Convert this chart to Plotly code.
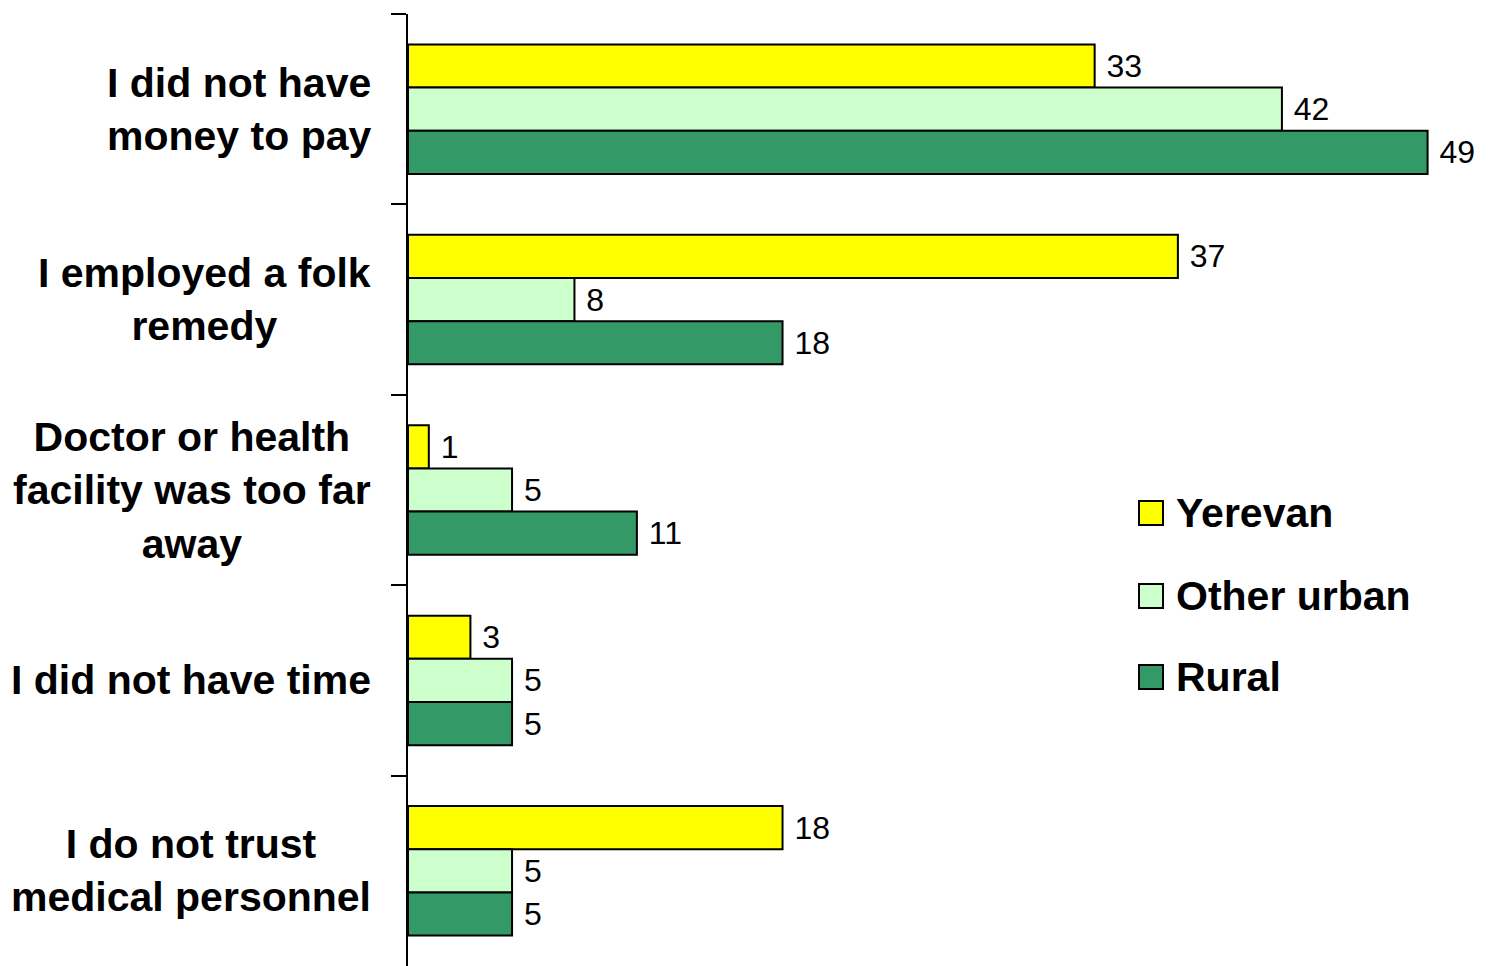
import plotly.graph_objects as go

# Reasons for not seeking medical care, % by settlement type
categories = [
    "I did not have<br>money to pay",
    "I employed a folk<br>remedy",
    "Doctor or health<br>facility was too far<br>away",
    "I did not have time",
    "I do not trust<br>medical personnel",
]
series_names = ["Yerevan", "Other urban", "Rural"]
yerevan = [33, 37, 1, 3, 18]
other_urban = [42, 8, 5, 5, 5]
rural = [49, 18, 11, 5, 5]
series_values = [yerevan, other_urban, rural]
series_colors = ["#FFFF00", "#CCFFCC", "#339966"]

FONT = "Liberation Sans, Arial, sans-serif"

fig = go.Figure()
for name, vals, color in zip(series_names, series_values, series_colors):
    fig.add_trace(go.Bar(
        y=categories,
        x=vals,
        name=name,
        orientation="h",
        marker=dict(color=color, line=dict(color="black", width=2)),
        text=vals,
        texttemplate="\u00a0%{x}",
        textposition="outside",
        constraintext="none",
        cliponaxis=False,
        textfont=dict(family=FONT, size=32, color="black"),
        showlegend=False,
    ))

# Category labels: centred lines, block right-aligned next to the axis
annotations = []
for cat in categories:
    annotations.append(dict(
        x=0, xref="paper", y=cat, yref="y",
        text=cat, showarrow=False,
        xanchor="right", yanchor="middle", align="center",
        xshift=-35,
        font=dict(family=FONT, size=41, color="black", weight="bold"),
    ))

# Legend drawn as swatches with bold labels
shapes = []
legend_y = [513, 596, 677]
H = 966
W = 1490
for name, color, ypix in zip(series_names, series_colors, legend_y):
    shapes.append(dict(
        type="rect", xref="paper", yref="paper",
        x0=(1139 - 408) / (W - 408), x1=(1163 - 408) / (W - 408),
        y0=(H - (ypix + 12)) / (H - 14), y1=(H - (ypix - 12)) / (H - 14),
        line=dict(color="black", width=2), fillcolor=color,
    ))
    annotations.append(dict(
        x=(1174 - 408) / (W - 408), xref="paper",
        y=(H - ypix) / (H - 14), yref="paper",
        text=name, showarrow=False, xanchor="left", yanchor="middle",
        font=dict(family=FONT, size=41, color="black", weight="bold"),
    ))

fig.update_layout(
    width=W, height=H,
    margin=dict(l=408, r=0, t=14, b=0),
    paper_bgcolor="white", plot_bgcolor="white",
    barmode="group", bargap=0.32, bargroupgap=0,
    xaxis=dict(range=[0, 52], visible=False, fixedrange=True),
    yaxis=dict(
        autorange="reversed",
        showticklabels=False,
        showline=True, linecolor="black", linewidth=2,
        ticks="outside", tickson="boundaries", ticklen=15,
        tickwidth=2, tickcolor="black",
        showgrid=False, zeroline=False,
    ),
    annotations=annotations,
    shapes=shapes,
    showlegend=False,
)

fig.write_html("out.html")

_Your instructions_: Are you able to set down all the lines above exactly, without any pictures?

_Written answer_:
Convert this chart to Plotly code.
import plotly.graph_objects as go

# Reasons for not seeking medical care, % by settlement type
categories = [
    "I did not have<br>money to pay",
    "I employed a folk<br>remedy",
    "Doctor or health<br>facility was too far<br>away",
    "I did not have time",
    "I do not trust<br>medical personnel",
]
series_names = ["Yerevan", "Other urban", "Rural"]
yerevan = [33, 37, 1, 3, 18]
other_urban = [42, 8, 5, 5, 5]
rural = [49, 18, 11, 5, 5]
series_values = [yerevan, other_urban, rural]
series_colors = ["#FFFF00", "#CCFFCC", "#339966"]

FONT = "Liberation Sans, Arial, sans-serif"

fig = go.Figure()
for name, vals, color in zip(series_names, series_values, series_colors):
    fig.add_trace(go.Bar(
        y=categories,
        x=vals,
        name=name,
        orientation="h",
        marker=dict(color=color, line=dict(color="black", width=2)),
        text=vals,
        texttemplate="\u00a0%{x}",
        textposition="outside",
        constraintext="none",
        cliponaxis=False,
        textfont=dict(family=FONT, size=32, color="black"),
        showlegend=False,
    ))

# Category labels: centred lines, block right-aligned next to the axis
annotations = []
for cat in categories:
    annotations.append(dict(
        x=0, xref="paper", y=cat, yref="y",
        text=cat, showarrow=False,
        xanchor="right", yanchor="middle", align="center",
        xshift=-35,
        font=dict(family=FONT, size=41, color="black", weight="bold"),
    ))

# Legend drawn as swatches with bold labels
shapes = []
legend_y = [513, 596, 677]
H = 966
W = 1490
for name, color, ypix in zip(series_names, series_colors, legend_y):
    shapes.append(dict(
        type="rect", xref="paper", yref="paper",
        x0=(1139 - 408) / (W - 408), x1=(1163 - 408) / (W - 408),
        y0=(H - (ypix + 12)) / (H - 14), y1=(H - (ypix - 12)) / (H - 14),
        line=dict(color="black", width=2), fillcolor=color,
    ))
    annotations.append(dict(
        x=(1174 - 408) / (W - 408), xref="paper",
        y=(H - ypix) / (H - 14), yref="paper",
        text=name, showarrow=False, xanchor="left", yanchor="middle",
        font=dict(family=FONT, size=41, color="black", weight="bold"),
    ))

fig.update_layout(
    width=W, height=H,
    margin=dict(l=408, r=0, t=14, b=0),
    paper_bgcolor="white", plot_bgcolor="white",
    barmode="group", bargap=0.32, bargroupgap=0,
    xaxis=dict(range=[0, 52], visible=False, fixedrange=True),
    yaxis=dict(
        autorange="reversed",
        showticklabels=False,
        showline=True, linecolor="black", linewidth=2,
        ticks="outside", tickson="boundaries", ticklen=15,
        tickwidth=2, tickcolor="black",
        showgrid=False, zeroline=False,
    ),
    annotations=annotations,
    shapes=shapes,
    showlegend=False,
)

fig.write_html("out.html")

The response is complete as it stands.